Mr. Barbour, likewise, in reply to Mr. G. K. Taylor, said:
"The gentleman from Prince George had remarked that those resolutions invited the people to insurrection and to arms; but, if he could conceive that the consequences foretold would grow out of the measure, he would become its bitterest enemy."… The resolutions were "addressed, not to the people but to the sister States; praying, in a pacific way, their co-operation, in arresting the tendency and effect of unconstitutional laws.
"For his part, he was for using no violence. It was the peculiar blessing of the American people to have redress within their reach, by constitutional and peaceful means."
On the same point, Mr.

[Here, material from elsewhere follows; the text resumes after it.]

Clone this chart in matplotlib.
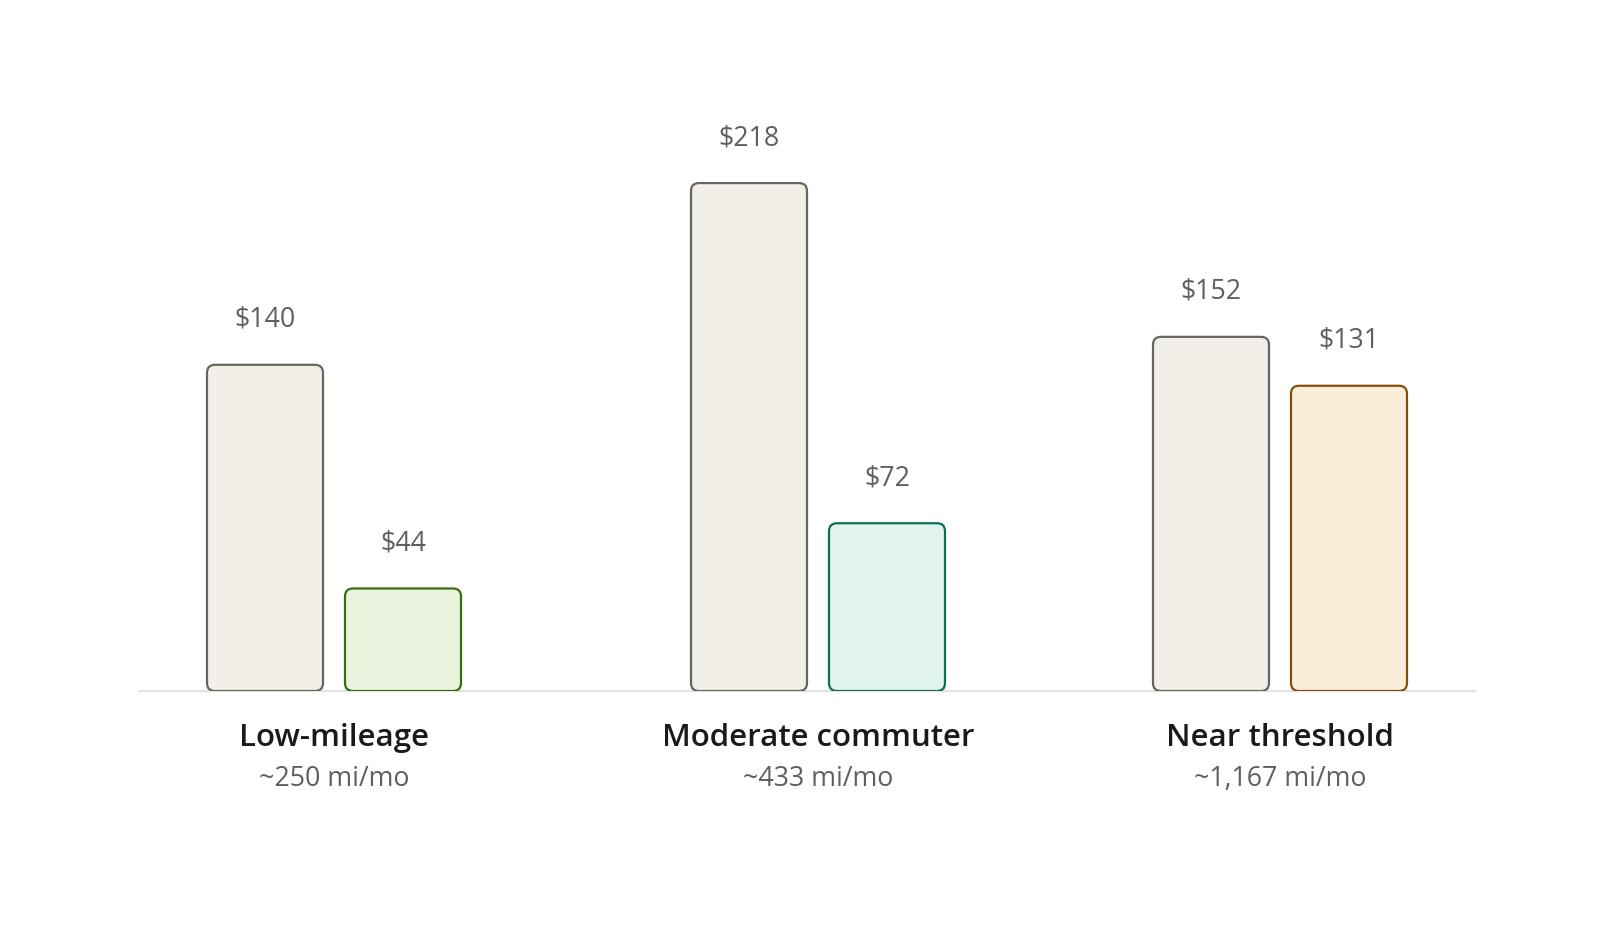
import matplotlib
matplotlib.use("Agg")
from matplotlib import pyplot as plt
from matplotlib.patches import FancyBboxPatch

plt.rcParams["font.family"] = ["Open Sans", "DejaVu Sans"]

# data
groups = ["Low-mileage", "Moderate commuter", "Near threshold"]
mileage = ["~250 mi/mo", "~433 mi/mo", "~1,167 mi/mo"]
gas_cost = [140, 218, 152]
ev_cost = [44, 72, 131]

# styling
group_x = [334, 818, 1280]
bar_w = 116
bar_gap = 22
px_per_dollar = 2.33
gas_style = ("#f2efe8", "#666660")
ev_styles = [("#eaf3de", "#3b6d11"), ("#e1f5ee", "#0f6e56"), ("#faeeda", "#854f0b")]
label_grey = "#5f5f5f"


def rounded_bar(ax, xc, value, face, edge):
    box = FancyBboxPatch((xc - bar_w / 2, 0), bar_w, value,
                         boxstyle="round,pad=0,rounding_size=8",
                         mutation_aspect=1 / px_per_dollar,
                         facecolor=face, edgecolor=edge, linewidth=1.6, zorder=3)
    ax.add_patch(box)
    ax.text(xc, value + 45 / px_per_dollar, "$" + str(value), ha="center", va="center",
            fontsize=19.3, color=label_grey, zorder=4)


def main():
    fig = plt.figure(figsize=(16, 9.41), dpi=100)
    bottom_px = 691
    ax = fig.add_axes([0, (941 - bottom_px) / 941, 1, bottom_px / 941])
    ax.set_xlim(0, 1600)
    ax.set_ylim(0, bottom_px / px_per_dollar)
    ax.axis("off")

    ax.plot([138, 1476], [0, 0], color="#e3e3e3", linewidth=1.6, zorder=2,
            solid_capstyle="butt", clip_on=False)

    for i in range(len(groups)):
        xa = group_x[i] - (bar_w + bar_gap) / 2
        xb = group_x[i] + (bar_w + bar_gap) / 2
        rounded_bar(ax, xa, gas_cost[i], *gas_style)
        rounded_bar(ax, xb, ev_cost[i], *ev_styles[i])

        ax.text(group_x[i], -47 / px_per_dollar, groups[i], ha="center", va="center",
                fontsize=22.5, fontweight="semibold", color="#1a1a1a", clip_on=False)
        ax.text(group_x[i], -88 / px_per_dollar, mileage[i], ha="center", va="center",
                fontsize=19.3, color=label_grey, clip_on=False)

    fig.savefig("out.png", dpi=100, facecolor="white")


main()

Daniel spoke as follows:
"If the other States think, with this, that the laws are unconstitutional, the laws will be repealed, and the constitutional question will be settled by this declaration of a majority of the States."… "If, on the contrary, a sufficient majority of the States should declare their opinion, that the constitution gave Congress authority to pass these laws, the constitutional question would still be settled; but an attempt might be made so to amend the constitution as to take from Congress this authority."
And, finally, Mr. Taylor of Caroline, in closing the debate, and in explanation of his former remarks in respect to calling a convention, said:
"He would explain, in a few words, what he had before said. That the plan proposed by the resolutions would not eventuate in war, but might in a convention. He did not admit, or contemplate, that a convention would be called. He only said, that if Congress, upon being addressed to have these laws repealed, should persist, they might, by a concurrence of three fourths of the States, be compelled to call a convention."